An exemplary flight pattern for the loopback flight plan is shown in Figure 8. In this Figure, the UAV flies along a predefined flight plan comprising a series of waypoints along a pipeline A ("regular flight path"), and monitors gas concentration per step 104 of the gas detection program. At location B, the UAV 16 detects a target gas concentration of 7.4 ppm which is a gas event that exceeds the alarm threshold and causes the gas detection program to initiate the Flight Loopback subroutine to cause the UAV 16 to execute the loopback flight plan comprising circling in a Figure 8 loop configuration (shown as "D" in Figure 8), of about 40-80 meters. Each time the UAV 16 completes one Figure 8 loop it flies a set distance then returns back to location B to fly through the gas event again. This is repeated three times. The flight pattern can be at multiple elevations to get more data points for modelling after the flight. Once the Flight Loopback subroutine has completed, the processor 52 terminates the alarm state by setting AlarmState to 2, and ends the Flight Loopback subroutine. Alternatively, the loopback flight plan can have different configurations, such as a circular loop.

While the Flight Loopback subroutine is being executed, the processor 52 also executes the Gas Concentration Determination subroutine again, as the gas detection program returns to step 104 via steps 1 14, 116 and 1 18. Since the AlarmState is now 1 , the gas detection program will repeatedly read and record the gas concentration measurement data and alarm bit register (i.e. loop between steps 104, 106, 1 16 and 1 18) until the loopback flight plan is completed and the alarm state is terminated (i.e. once the AlarmState is set to 2 in the Flight Loopback subroutine). If the measured gas concentration level has fallen below the alarm threshold when the loopback flight plan has completed (and the UAV returns back to its original flight plan), the alarm bit register will be set to 0, and the gas detection program will return to a no alarm state (set AlarmState to 0, step 1 10) and continue monitoring gas concentration levels with continuous recording (step 104). If instead the measured gas concentration level remains at or above the alarm threshold, the alarm bit register will be set to 1 , and the gas detection program will set the alarm to a null state until the UAV travels a defined distance from the last known gas location (location A in Figure 8) to clear the gas sensing equipment (in transceiver 12); after this distance has been travelled, the gas detection program returns back to the original AlarmState of 0 and starts monitoring gas concentration again. In the example shown in Figure 8, the gas detection program returns the UAV back to its original flight plan. The UAV encounters another gas event at location C, and the gas detection program initiates another Flight Loopback subroutine at this location.
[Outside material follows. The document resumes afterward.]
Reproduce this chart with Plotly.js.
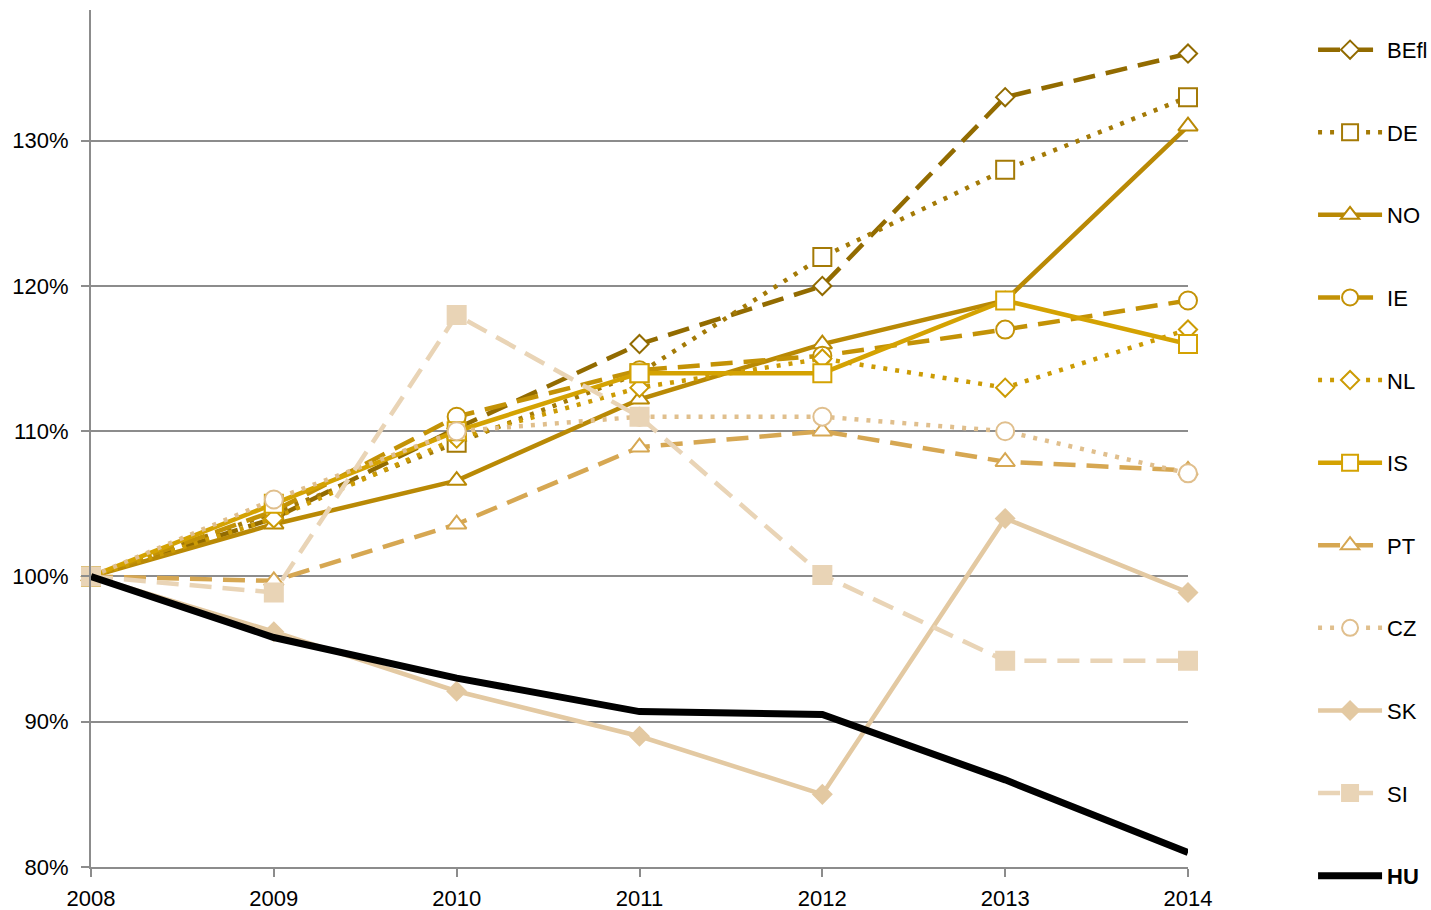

A Record Leak subroutine is executed at the same time as the Flight Loopback and Gas Concentration Determination subroutines when the AlarmState is 0 and the alarm bit register is 1 or at the same time with just the Gas Concentration Determination subroutine when the AlarmState is 2 and the alarm bit is 1 . In both cases, the Record Leak subroutine comprises causing the processor 52 to query the UAV flight computer for the current GPS coordinates of the UAV 16 (step 128), then receive the GPS coordinates and the gas concentration measurement data at those coordinates and record both to the memory 54 (step 130). The subroutine then checks whether the AlarmState is 0 (step 132) and if yes, (e.g. after the Flight Loopback subroutine has completed and the Gas Concentration Detection subroutine reads the alarm bit register to be 0 and then sets the AlarmState to 0), the subroutine will end (step 134). If AlarmState is not 0 (e.g. after the Flight Loopback subroutine has completed with the AlarmState set to 2 and the Gas Concentration Detection subroutine reads the alarm bit register to be 1 ) the subroutine continues to write the gas concentration measurement data and the associated GPS coordinates to memory.

The gas detection program can be programmed to adjust the altitude of the UAV 16 during its flight path; for example, the gas detection program can cause the UAV 16 to rise up 50 m or descend 5-25 m to more accurately model a gas event. Also, the loopback flight plan can have different flight patterns; for example, an alternative flight pattern comprises executing at least one clockwise loop and at least one counter-clockwise loop from the detected gas event location. Such a flight pattern may be particularly useful to get a better sense of wind direction and target gas movement. Also, the get detection program can be further programmed to record wind speed and vector along with the gas concentration level and other data.

The gas detection program can be further programmed to adjust the flight pattern of the UAV using data from the UAV's flight speed and pressure sensing pilot tube (not shown), which may result in better detection of a gas plume. In particular, UAV 16 can use weather data from ground bases along with its in-flight pressure, altitude and wind speed sensor (not shown) to adjust the flight path to better position the unit to fly through the center of the gas plume, especially in cases where wind will cause the gas plume to shift over the course of the UAV's flight path. The gas detection program will receive weather data for a region around the UAV flight plan that includes wind speed and direction, and adjust the loopback flight plan to compensate for movement of the target gas caused by wind. For example, if the UAV 16 is flying south to north at a 60 m elevation and the wind is coming out of the west going east @ 90 deg, the gas detection program can be programmed to shift the UAV's flight path over to the east 10-50 m to center on the gas plume being push over by the wind.

The scope of the claims should not be limited by the preferred embodiments set forth in the examples, but should be given the broadest interpretation consistent with the description as a whole.